▸ **GIVEN RECORDS**:
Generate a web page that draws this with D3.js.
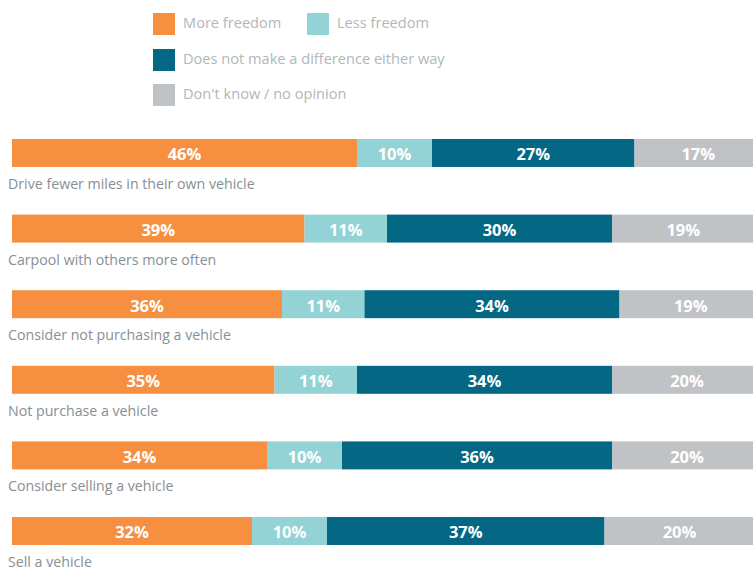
<!DOCTYPE html>
<html>
<head>
<meta charset="utf-8">
<script src="https://cdnjs.cloudflare.com/ajax/libs/d3/7.8.5/d3.min.js"></script>
<style>
  body { margin: 0; background: #fff; }
  svg { display: block; font-family: 'Open Sans', sans-serif; }
</style>
</head>
<body>
<script>
  // data
  var actions = [
    "Drive fewer miles in their own vehicle",
    "Carpool with others more often",
    "Consider not purchasing a vehicle",
    "Not purchase a vehicle",
    "Consider selling a vehicle",
    "Sell a vehicle"
  ];
  var responses = ["More freedom", "Less freedom", "Does not make a difference either way", "Don't know / no opinion"];
  var moreFreedom = [46, 39, 36, 35, 34, 32];
  var lessFreedom = [10, 11, 11, 11, 10, 10];
  var noDifference = [27, 30, 34, 34, 36, 37];
  var dontKnow = [17, 19, 19, 20, 20, 20];
  var colors = ["#f78f41", "#93d3d6", "#046783", "#bfc3c6"];

  var width = 753, height = 570;
  var svg = d3.select("body").append("svg")
    .attr("width", width)
    .attr("height", height);

  var rows = actions.map(function (a, i) {
    return { action: a, r0: moreFreedom[i], r1: lessFreedom[i], r2: noDifference[i], r3: dontKnow[i] };
  });
  var keys = ["r0", "r1", "r2", "r3"];
  var series = d3.stack().keys(keys)(rows);

  var x = d3.scaleLinear().domain([0, 100]).range([12, 762]);
  var y = d3.scaleBand().domain(actions).range([139, 545]).paddingInner(0.63).paddingOuter(0);
  var barH = y.bandwidth();

  var color = d3.scaleOrdinal().domain(keys).range(colors);

  var groups = svg.selectAll(".series")
    .data(series)
    .enter().append("g")
    .attr("class", "series")
    .attr("fill", function (d) { return color(d.key); });

  groups.selectAll("rect")
    .data(function (d) { return d; })
    .enter().append("rect")
    .attr("x", function (d) { return x(d[0]); })
    .attr("width", function (d) { return x(d[1]) - x(d[0]); })
    .attr("y", function (d) { return y(d.data.action); })
    .attr("height", barH);

  groups.selectAll("text")
    .data(function (d) { return d; })
    .enter().append("text")
    .attr("x", function (d) { return (x(d[0]) + x(d[1])) / 2; })
    .attr("y", function (d) { return y(d.data.action) + barH / 2 + 3; })
    .attr("text-anchor", "middle")
    .attr("dominant-baseline", "middle")
    .attr("fill", "#fff")
    .attr("font-weight", "bold")
    .attr("font-size", 16.5)
    .text(function (d) { return (d[1] - d[0]) + "%"; });

  // category labels under each bar
  svg.selectAll(".label")
    .data(actions)
    .enter().append("text")
    .attr("class", "label")
    .attr("x", 8)
    .attr("y", function (d) { return y(d) + barH + 22; })
    .attr("fill", "#878f95")
    .attr("font-size", 14.2)
    .text(function (d) { return d; });

  /* legend */
  var legendPos = [[153, 13], [307, 13], [153, 49], [153, 84]];
  var legend = svg.selectAll(".legend")
    .data(responses)
    .enter().append("g")
    .attr("class", "legend")
    .attr("transform", function (d, i) { return "translate(" + legendPos[i][0] + "," + legendPos[i][1] + ")"; });

  legend.append("rect")
    .attr("width", 22)
    .attr("height", 22)
    .attr("fill", function (d, i) { return colors[i]; });

  legend.append("text")
    .attr("x", 30)
    .attr("y", 11)
    .attr("dominant-baseline", "middle")
    .attr("fill", "#b1b7bb")
    .attr("font-size", 14.6)
    .text(function (d) { return d; });
</script>
</body>
</html>
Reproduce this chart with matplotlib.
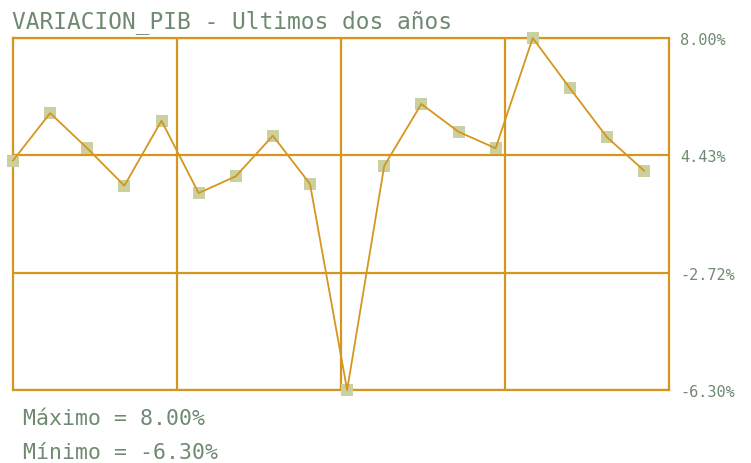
import numpy as np
import matplotlib.pyplot as plt

# variacion del PIB (%), 18 periodos
valores = [3.02, 4.95, 3.52, 2.00, 4.64, 1.70, 2.38, 4.03, 2.07, -6.30,
           2.81, 5.32, 4.19, 3.52, 8.00, 5.96, 3.97, 2.61]
etiquetas_y = ["-6.30%", "-2.72%", "4.43%", "8.00%"]
titulo = "VARIACION_PIB - Ultimos dos años"

oro = "#D4961E"
texto = "#6E8A70"
marca = "#CBD0A0"

vmax = max(valores)
vmin = min(valores)
x = np.arange(len(valores))
xmax = 17.67

fig = plt.figure(figsize=(7.51, 4.64), dpi=100)
ax = fig.add_axes([13/751, 73/464, 656/751, 352/464])
ax.patch.set_visible(False)

ax.plot(x, valores, color=oro, lw=1.3, zorder=4, clip_on=False)
ax.scatter(x, valores, marker="s", s=85, color=marca, zorder=3, linewidths=0,
           clip_on=False)

ax.set_xlim(0, xmax)
ax.set_ylim(vmin, vmax)
ax.set_xticks([xmax/4, xmax/2, 3*xmax/4])
ax.set_xticklabels([])
ax.set_yticks(np.linspace(vmin, vmax, 4))
ax.set_yticklabels(etiquetas_y)
ax.yaxis.tick_right()
ax.tick_params(length=0, pad=8, labelsize=11, labelcolor=texto)
for t in ax.get_yticklabels():
    t.set_family("DejaVu Sans Mono")
ax.grid(True, color=oro, lw=1.6, zorder=1)
ax.set_axisbelow(True)
for s in ax.spines.values():
    s.set_color(oro)
    s.set_linewidth(1.6)
    s.set_zorder(2)

fig.text(12/751, 1 - 28/464, titulo, family="DejaVu Sans Mono", fontsize=16.5,
         color=texto, va="baseline", zorder=10)
fig.text(23/751, 1 - 425/464, "Máximo = %.2f%%" % vmax, family="DejaVu Sans Mono",
         fontsize=15.5, color=texto, va="baseline")
fig.text(23/751, 1 - 459/464, "Mínimo = %.2f%%" % vmin, family="DejaVu Sans Mono",
         fontsize=15.5, color=texto, va="baseline")

fig.savefig("out.png", dpi=100)
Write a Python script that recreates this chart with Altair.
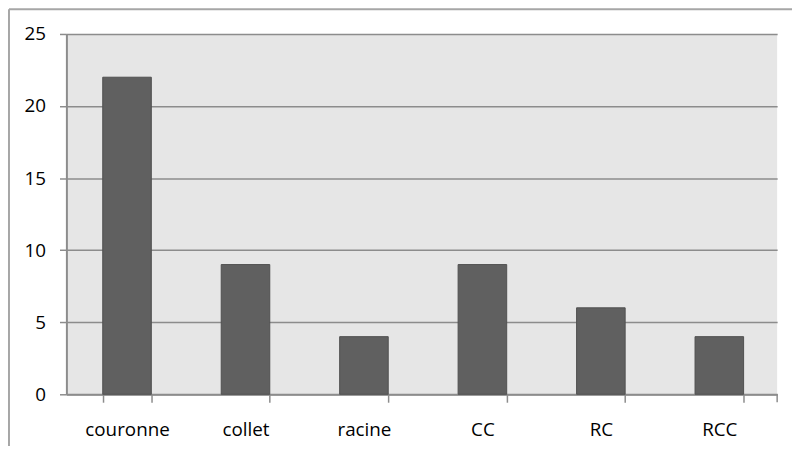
import altair as alt
import pandas as pd

categories = ["couronne", "collet", "racine", "CC", "RC", "RCC"]
values = [22, 9, 4, 9, 6, 4]
y_ticks = [0, 5, 10, 15, 20, 25]

df = pd.DataFrame({"cat": categories, "val": values})

W, H = 718, 364
FONT = "Open Sans"

bars = alt.Chart(df).mark_bar(
    fill="#606060", stroke="#505050", strokeWidth=1
).encode(
    x=alt.X("cat:N", sort=categories, title=None,
            scale=alt.Scale(paddingInner=0.59, paddingOuter=0.295, align=0.52),
            axis=alt.Axis(labelAngle=0, tickBand="extent", ticks=True, tickSize=8,
                          tickColor="#8c8c8c", tickWidth=1.5, domainColor="#8c8c8c",
                          domainWidth=2, labelPadding=19, grid=False)),
    y=alt.Y("val:Q", title=None,
            scale=alt.Scale(domain=[0, 25], nice=False),
            axis=alt.Axis(values=y_ticks, tickSize=7, tickColor="#8c8c8c", tickWidth=1.5,
                          domainColor="#8c8c8c", domainWidth=2, labelPadding=14,
                          gridColor="#8c8c8c", gridWidth=1.5, grid=True)),
)

edge = pd.DataFrame({"k": [0]})
last_tick = alt.Chart(edge).mark_rule(color="#8c8c8c", strokeWidth=1.5).encode(
    x=alt.value(W), y=alt.value(H), y2=alt.value(H + 8)
)
border_top = alt.Chart(edge).mark_rule(color="#a6a6a6", strokeWidth=2).encode(
    x=alt.value(-58), x2=alt.value(W + 200), y=alt.value(-25)
)
border_left = alt.Chart(edge).mark_rule(color="#a6a6a6", strokeWidth=2).encode(
    x=alt.value(-58), y=alt.value(-25), y2=alt.value(H + 200)
)

chart = alt.layer(bars, last_tick, border_top, border_left).properties(
    width=W, height=H,
    autosize=alt.AutoSizeParams(type="none"),
    padding={"left": 59, "top": 24, "right": 15, "bottom": 50},
    background="white",
).configure_view(
    fill="#e6e6e6", stroke=None
).configure_axis(
    labelFont=FONT, labelFontSize=19, labelColor="#000000"
)

chart.save("out.html", embed_options={"renderer": "svg", "actions": False})
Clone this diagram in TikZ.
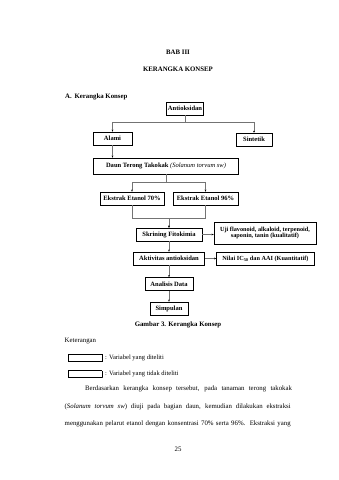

▸ **PROBLEM STATEMENT**: Transcribe, exactly as written, the lines starting at the one with "Write a Python" and ending at the one with "y_ticks = [0, 5, 10, 15, 20, 25]", and nothing more. Pictures are not part of the copy.

▸ **SOLUTION TO THIS EXERCISE**:
Write a Python script that recreates this chart with Altair.
import altair as alt
import pandas as pd

categories = ["couronne", "collet", "racine", "CC", "RC", "RCC"]
values = [22, 9, 4, 9, 6, 4]
y_ticks = [0, 5, 10, 15, 20, 25]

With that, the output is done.